One of the biggest Jewish stars to date, Brooks is a member of the short list of entertainers who have the distinction of having Academy Awards and Emmys to their names.
In 2010 Brooks received his star on the prestigious Hollywood Walk of Fame, the culmination of a celebrated career that has ranged from directing, to producing and from comedy to acting. Brooks delighted audiences at the ceremony for the star by bursting into song on the podium.
Brooks was behind many comedy classics including The Producers in 1968, which also starred Zero Mostel and Gene Wilder. The film remains popular to this day, despite it being regarded as controversial for making Hitler a figure of fun. In 1974, he directed Blazing Saddles and Young Frankenstein - two of the most successful films ever.
His career began in the 1940s while he was serving in the military. The Jewish comedian served as a combat engineer in the US Army and was known to respond to German propaganda broadcasts by imitating Al Jolson's "Toot Toot Tootsie".
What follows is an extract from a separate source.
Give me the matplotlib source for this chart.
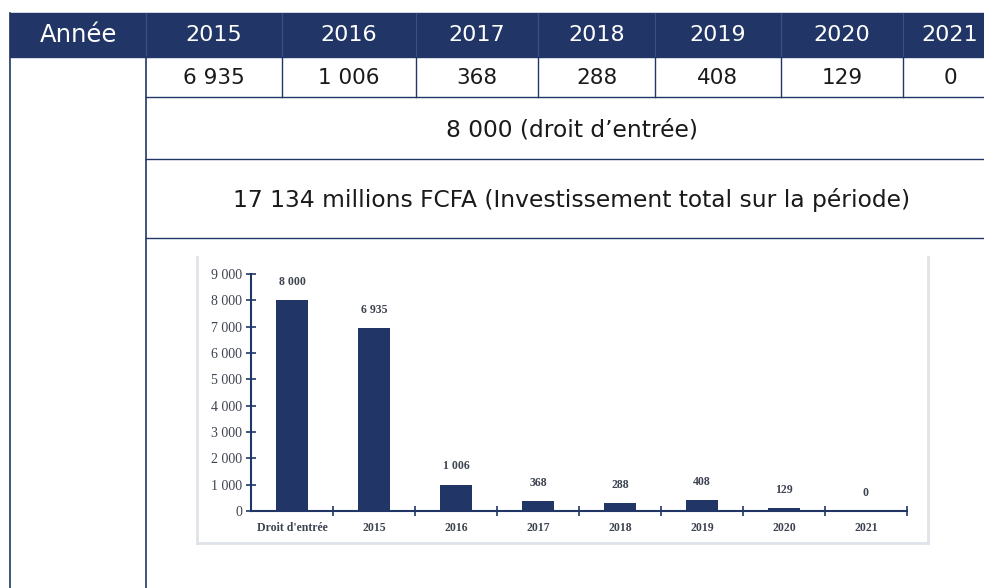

After the war, Brooks did stand-up comedy acts in the Catskills resorts, where he became known for telling jokes and doing movie-star impressions. Routines included pretending to insult both co-workers and the guests.
As he would throughout his career, even then he went to great lengths in order to get laughs out of the audience, ending one show by jumping fully clothed into a swimming pool before returning to the stage to continue his act sopping wet.
What he told the JC: "We were very poor – but very clean. Every Friday my mother used to scrub the floor and we weren't allowed to walk on it. She used to cover it with the Jewish Daily Forward or the Freiheit – that's how I learned Yiddish, from the kitchen floor."